Spring Clean- time for a freshen up! For your mind.
Hello Mr or Mrs Inner Critic. You’d better be scared. Spring is coming!
January is a hard month, Christmas is over, no more tinsel, glitter and excuses to eat copious amounts of chocolate. All that lies ahead is colder weather, gloomier days and February. So why do we think it’s a good time to make resolutions? To force change on ourselves when our resolve may be at its lowest.
Surely now, Spring, this is the time.
We have the hope of summer ahead of us (and there is always hope for the British summer) and the world is slowly blossoming and blooming around us. Full of new life, buds bursting open, lambs bleating and frolicking in fields. Could it be anymore Keats out there!
So how do we challenge that mean little voice, how do we bring about a different way of thinking in our minds? The answer is slowly, with compassion and with the understanding that everything is a choice, and that choice may have different outcomes depending on the day, the time, whether we’ve had lunch! So we need to cut ourselves some slack.

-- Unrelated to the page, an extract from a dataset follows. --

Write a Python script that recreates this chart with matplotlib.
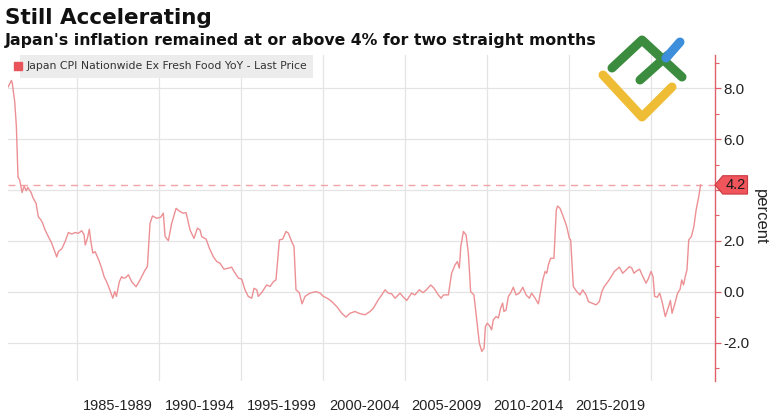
import matplotlib
matplotlib.use("Agg")
import matplotlib.pyplot as plt
from matplotlib.lines import Line2D
from matplotlib.patches import Polygon
from matplotlib.transforms import blended_transform_factory

# ====== DATA ======
years = [
    1980.8, 1981.0, 1981.05, 1981.2, 1981.3, 1981.4, 1981.5, 1981.65, 1981.77, 1981.9,
    1982.0, 1982.2, 1982.33, 1982.5, 1982.64, 1982.8, 1982.9, 1983.05, 1983.25, 1983.45,
    1983.6, 1983.76, 1983.86, 1984.07, 1984.27, 1984.47, 1984.68, 1984.88, 1985.08, 1985.29,
    1985.43, 1985.5, 1985.63, 1985.75, 1985.83, 1985.96, 1986.1, 1986.24, 1986.36, 1986.5,
    1986.65, 1986.8, 1987.0, 1987.18, 1987.3, 1987.4, 1987.58, 1987.72, 1987.82, 1987.95,
    1988.13, 1988.33, 1988.6, 1988.84, 1989.15, 1989.29, 1989.45, 1989.6, 1989.86, 1990.1,
    1990.26, 1990.37, 1990.57, 1990.77, 1991.04, 1991.28, 1991.48, 1991.65, 1991.89, 1992.13,
    1992.34, 1992.5, 1992.6, 1992.87, 1993.07, 1993.31, 1993.52, 1993.72, 1993.96, 1994.23,
    1994.43, 1994.57, 1994.84, 1995.04, 1995.24, 1995.44, 1995.65, 1995.79, 1995.96, 1996.05,
    1996.26, 1996.56, 1996.77, 1996.97, 1997.13, 1997.34, 1997.54, 1997.74, 1997.89, 1998.09,
    1998.23, 1998.35, 1998.55, 1998.72, 1998.9, 1999.2, 1999.57, 1999.82, 2000.02, 2000.26,
    2000.53, 2000.84, 2001.14, 2001.4, 2001.65, 2001.95, 2002.26, 2002.56, 2002.87, 2003.07,
    2003.37, 2003.58, 2003.78, 2003.98, 2004.19, 2004.39, 2004.7, 2004.9, 2005.1, 2005.4,
    2005.6, 2005.87, 2006.1, 2006.3, 2006.57, 2006.77, 2007.03, 2007.2, 2007.34, 2007.64,
    2007.84, 2008.05, 2008.19, 2008.31, 2008.4, 2008.56, 2008.72, 2008.86, 2009.0, 2009.2,
    2009.37, 2009.53, 2009.68, 2009.82, 2009.9, 2010.02, 2010.18, 2010.28, 2010.38, 2010.55,
    2010.69, 2010.83, 2010.95, 2011.03, 2011.16, 2011.3, 2011.44, 2011.6, 2011.77, 2011.97,
    2012.18, 2012.38, 2012.58, 2012.72, 2012.93, 2013.13, 2013.23, 2013.4, 2013.54, 2013.64,
    2013.74, 2013.88, 2014.08, 2014.22, 2014.3, 2014.45, 2014.65, 2014.86, 2015.02, 2015.1,
    2015.26, 2015.47, 2015.67, 2015.83, 2016.04, 2016.18, 2016.38, 2016.65, 2016.85, 2017.0,
    2017.15, 2017.45, 2017.76, 2018.07, 2018.27, 2018.48, 2018.68, 2018.83, 2018.96, 2019.15,
    2019.3, 2019.5, 2019.7, 2019.85, 2020.0, 2020.12, 2020.22, 2020.38, 2020.53, 2020.67,
    2020.87, 2021.04, 2021.18, 2021.28, 2021.46, 2021.62, 2021.77, 2021.87, 2021.98, 2022.08,
    2022.19, 2022.3, 2022.46, 2022.61, 2022.75, 2022.91, 2023.02,
]
cpi = [
    8.05, 8.3, 8.2, 7.46, 6.5, 4.5, 4.4, 3.9, 4.15, 3.97,
    4.1, 3.9, 3.67, 3.48, 2.95, 2.82, 2.7, 2.43, 2.17, 1.92,
    1.65, 1.37, 1.58, 1.69, 1.97, 2.33, 2.27, 2.33, 2.3, 2.4,
    2.24, 1.84, 2.1, 2.46, 2.04, 1.52, 1.58, 1.38, 1.19, 0.93,
    0.6, 0.4, 0.08, -0.25, 0.01, -0.18, 0.4, 0.6, 0.54, 0.55,
    0.67, 0.4, 0.2, 0.47, 0.86, 0.99, 2.69, 2.98, 2.89, 2.93,
    3.09, 2.17, 2.01, 2.69, 3.28, 3.15, 3.09, 3.11, 2.43, 2.1,
    2.5, 2.43, 2.17, 2.07, 1.71, 1.38, 1.19, 1.12, 0.89, 0.93,
    0.97, 0.8, 0.54, 0.5, 0.08, -0.18, -0.25, 0.14, 0.08, -0.18,
    -0.03, 0.27, 0.21, 0.4, 0.47, 2.04, 2.07, 2.37, 2.3, 1.97,
    1.78, 0.08, -0.03, -0.47, -0.18, -0.05, 0.01, -0.05, -0.18, -0.25,
    -0.38, -0.58, -0.84, -0.99, -0.84, -0.77, -0.86, -0.9, -0.77, -0.64,
    -0.31, -0.12, 0.08, -0.05, -0.08, -0.25, -0.05, -0.21, -0.34, -0.05,
    -0.12, 0.08, -0.03, 0.08, 0.27, 0.14, -0.12, -0.25, -0.12, -0.12,
    0.73, 1.06, 1.19, 0.93, 1.78, 2.37, 2.24, 1.52, 0.01, -0.12,
    -1.1, -2.01, -2.34, -2.21, -1.36, -1.23, -1.36, -1.49, -1.1, -0.97,
    -1.03, -0.64, -0.44, -0.77, -0.71, -0.18, -0.05, 0.18, -0.12, -0.05,
    0.18, -0.12, -0.25, -0.05, -0.25, -0.47, -0.12, 0.47, 0.8, 0.73,
    1.06, 1.32, 1.32, 3.2, 3.37, 3.28, 2.95, 2.56, 2.1, 2.04,
    0.21, 0.01, -0.12, 0.08, -0.12, -0.38, -0.44, -0.51, -0.38, 0.01,
    0.21, 0.47, 0.8, 0.97, 0.73, 0.86, 0.99, 0.93, 0.73, 0.84,
    0.89, 0.6, 0.34, 0.54, 0.8, 0.6, -0.18, -0.21, -0.05, -0.38,
    -0.97, -0.64, -0.34, -0.84, -0.44, -0.05, 0.1, 0.47, 0.27, 0.58,
    0.86, 2.04, 2.17, 2.56, 3.22, 3.74, 4.2,
]
period_starts = [1985, 1990, 1995, 2000, 2005, 2010, 2015, 2020]
period_labels = ["1985-1989", "1990-1994", "1995-1999", "2000-2004",
                 "2005-2009", "2010-2014", "2015-2019"]
y_ticks = [-2, 0, 2, 4, 6, 8]
last_price = cpi[-1]

LINE = "#ec9094"
AXRED = "#e0606a"
GRID = "#e4e4e4"
AXFONT = "Liberation Sans"

# ====== FIGURE ======
fig = plt.figure(figsize=(7.73, 4.12), dpi=100)
ax = fig.add_axes([8 / 773, 1 - 381 / 412, 707 / 773, 326 / 412])

ax.plot(years, cpi, color=LINE, linewidth=1.0, zorder=3)
ax.axhline(last_price, color="#f3a3a6", linewidth=1.0, linestyle=(0, (5, 4)), zorder=2)

ax.set_xlim(1980.79, 2023.9)
ax.set_ylim(-3.5, 9.3)

# x axis: gridlines at period starts, labels centred in each period
ax.set_xticks(period_starts)
ax.set_xticklabels([])
ax.set_xticks([s + 2.5 for s in period_starts[:-1]], minor=True)
ax.set_xticklabels(period_labels, minor=True, fontfamily=AXFONT)
ax.tick_params(axis="x", which="both", length=0, labelsize=10.5, colors="#222222", pad=13)
ax.xaxis.grid(True, which="major", color=GRID, linewidth=0.9)

# y axis on the right (the 4.0 label sits under the last-price tag)
ax.yaxis.tick_right()
ax.set_yticks(y_ticks)
ax.set_yticklabels(["" if v == 4 else f"{v:.1f}" for v in y_ticks], fontfamily=AXFONT)
ax.set_yticks([-3, -1, 1, 3, 5, 7, 9], minor=True)
ax.tick_params(axis="y", which="major", length=4, width=0.9, color=AXRED,
               labelsize=11, labelcolor="#222222", pad=2)
ax.tick_params(axis="y", which="minor", length=3, width=0.8, color=AXRED)
ax.yaxis.grid(True, which="major", color=GRID, linewidth=0.9)
ax.text(1.064, 0.505, "percent", transform=ax.transAxes, rotation=-90, fontsize=12,
        fontfamily=AXFONT, color="#222222", ha="center", va="center")

for side in ["left", "top", "bottom"]:
    ax.spines[side].set_visible(False)
ax.spines["right"].set_color(AXRED)
ax.spines["right"].set_linewidth(1.0)
ax.set_axisbelow(True)

# last price tag
trans = blended_transform_factory(ax.transAxes, ax.transData)
tag = Polygon([(1.0, last_price), (1.011, last_price + 0.36), (1.046, last_price + 0.36),
               (1.046, last_price - 0.36), (1.011, last_price - 0.36)],
              closed=True, transform=trans, clip_on=False, facecolor="#f0555c",
              edgecolor="#c83a40", linewidth=0.8, zorder=10)
ax.add_patch(tag)
ax.text(1.0295, last_price, f"{last_price:.1f}", transform=trans, ha="center", va="center",
        fontsize=10.5, fontfamily=AXFONT, color="#1a1a1a", zorder=11, clip_on=False)

# legend strip
ax.text(0.0255, 0.965, "Japan CPI Nationwide Ex Fresh Food YoY - Last Price",
        transform=ax.transAxes, fontsize=7.8, color="#333333", va="center", ha="left",
        bbox=dict(boxstyle="square,pad=0.6", facecolor="#ececec", edgecolor="none"))
ax.plot([0.0135], [0.965], marker="s", markersize=5.5, color="#e8545a",
        transform=ax.transAxes, clip_on=False, zorder=12)

# titles
fig.text(5 / 773, 1 - 18 / 412, "Still Accelerating", fontsize=15.5, fontweight="bold",
         color="#111111", va="center", ha="left")
fig.text(5 / 773, 1 - 41 / 412,
         "Japan's inflation remained at or above 4% for two straight months",
         fontsize=11.3, fontweight="bold", color="#111111", va="center", ha="left")

# logo watermark
def stroke(xs, ys, color):
    fig.add_artist(Line2D([x / 773 for x in xs], [1 - y / 412 for y in ys],
                          transform=fig.transFigure, color=color, linewidth=6.5,
                          solid_capstyle="round", solid_joinstyle="round", zorder=20))

stroke([603, 642, 672], [75, 117, 87], "#efbd35")
stroke([612, 642, 682], [68, 40, 77], "#3b8c3f")
stroke([640, 668], [80, 55], "#3b8c3f")
stroke([666, 680], [58, 42], "#3d8fdc")

plt.savefig("out.png", dpi=100)
plt.close()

The first thing perhaps to do would be to identify a couple of those critical phrases. They’ll be ones that make regular appearances in your life, popping in at inopportune moments. Try to notice when they pop in your head. Try to notice what you are doing. Maybe write them down in a little notebook or journal over a couple of days.
Let’s not get obsessed by it, it’s about noticing which ones seem to be the main culprits, because there will be ones, ones that scratch at your head, ones that seem to feel comfortable, settled.
So when you’ve had a little time, have a look, what’s the pattern? What’s going on here?
Let’s have an example, I always find it best when there is, because let’s face it we could be on totally separate pages at this point.
You’re at home and you’re just about to prepare a new dish for the family, something a little bit different. You’re feeling quite excited about it. You chop, you hum, your favourite tunes playing in the background. When you realise you haven’t got quite a vital ingredient.
‘You idiot!’ that little, mean voice says, ‘You idiot, how did you get this far without realising you haven’t got any (insert ingredient here). Typical of you, always unprepared, always getting it wrong.’ And so on and so forth. That mean little voice will just keep going, chipping away at your joy. Pulling you down. Over reacting.
Now this is the time when you could challenge that narrative, put a little truth into the situation.
Because lets face it, it’s not the end of the world you haven’t got the (insert ingredient here). It’s not a catastrophe, in fact there are many options. You could quickly nip to the shops, you could use something different, you could pop it in the fridge to be finished tomorrow, or you could laugh, roll you eyes and grab a pizza out the freezer.
You see it’s not the end of the world, and you are not a useless person. Just a human who made a human mistake, like everyone else does. This moment doesn’t define you, it doesn’t make you a failure in your whole life. It doesn’t even make you a failure in this task! And if you were chatting to your friend you would be saying all of this to them, so why are you being so hard on yourself?
Challenge that voice, tell it to quieten down, replace the narrative going on in your head. Tell it to shut up!
It will take time and practice, it’s had free reign for a long time. Be kind to yourself, be compassionate, allow for days when the voice is too noisy. Allow for days when you feel disheartened, but every time you challenge it, every time you replace those words with kinder ones, it shrinks. Sometimes a tiny amount, sometimes a lot. Until it’s barely a whisper on some days, and perhaps blinks out of existence on others.
So spring clean your mind, throw out all the old fusty stuff, and start this spring with fresh wonder and awe of you!